Particularly in a region such as Metro Vancouver, there are very diverse attributes between subareas, lending to the importance of remaining inside the boundaries to find suitable comparables. I define a suitable comparable as a property with the following similar attributes:
- Type (i.e. condo/house);
- Style (i.e. bungalow/basement entry);
- Age (i.e. within 10 years);
- Number of bedrooms, and;
- Location (preferably in the same building, on the same street, or within the neighborhood).
If there are no similar sold properties over the last three months, the selection is extended outside the subject neighborhood to find comparables in alternative areas. The nature of each district may vary, such as the average age of properties, adverse influences, distance to downtown core and amenities, or topography (slope, floodplain, etc.).
These location adjustments for the comparables are calculated based on a qualitative comparison in relation to the subject property, which can be labelled superior, similar, or inferior. Appraisers use an adjustment template that may be pre-determined, such as what homebuyers would pay to live in a certain area, based on historic numbers.

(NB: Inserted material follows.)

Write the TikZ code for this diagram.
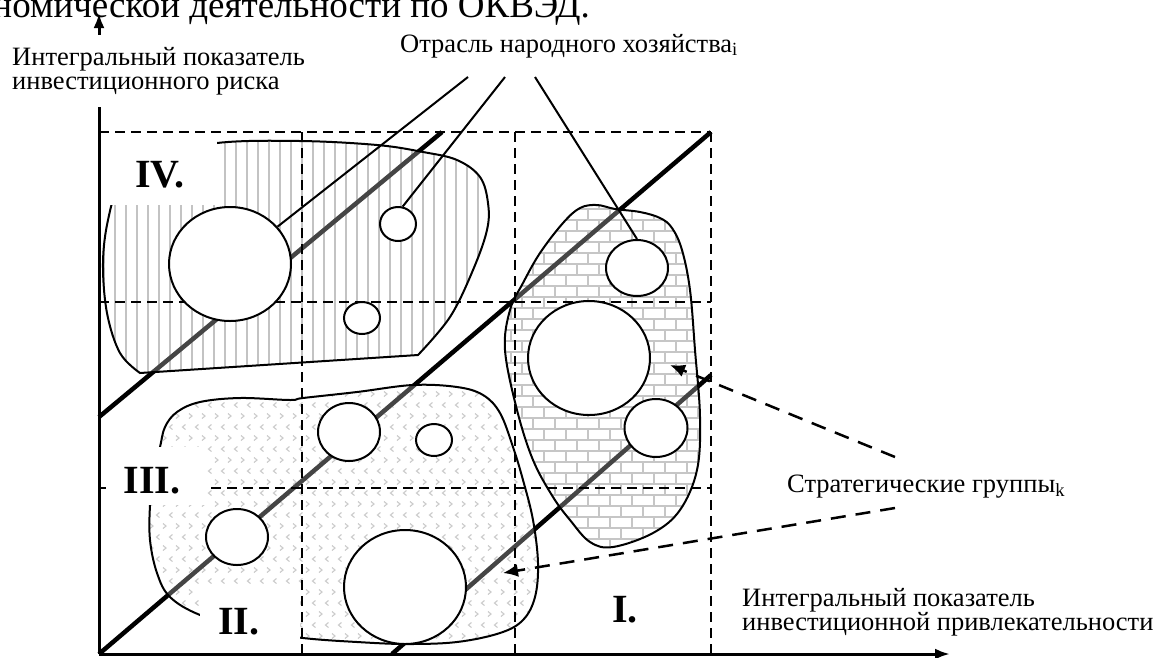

The sample above is a demonstration of how an appraisal report accounts for adjustments in value. We can see that in order to account for a comparable in a better neighborhood, a negative adjustment is made to bring it in line with the subject property. The superior comparable might have been located closer to transit, or perhaps a commercial district, or it could have had a better, unobstructed view.
The reason why Automated Valuation Models (AVMs) will never be as accurate as human input, is because an appraiser visits every single property in person to see its current state and get a feel for the location at that specific point in time. Negative influences may be noted during these visits, for example, a new high-rise may be obstructing the view of a home, or there may be high levels of traffic congestion and noise, which are difficult but not impossible for AVMs to factor in.
I hope this post serves as a good starting point in helping you understand your home’s value, starting with the old adage: location, location, location. Subsequent posts will delve deeper into the different factors that determine market value, and tips on what additions will increase value before you sell.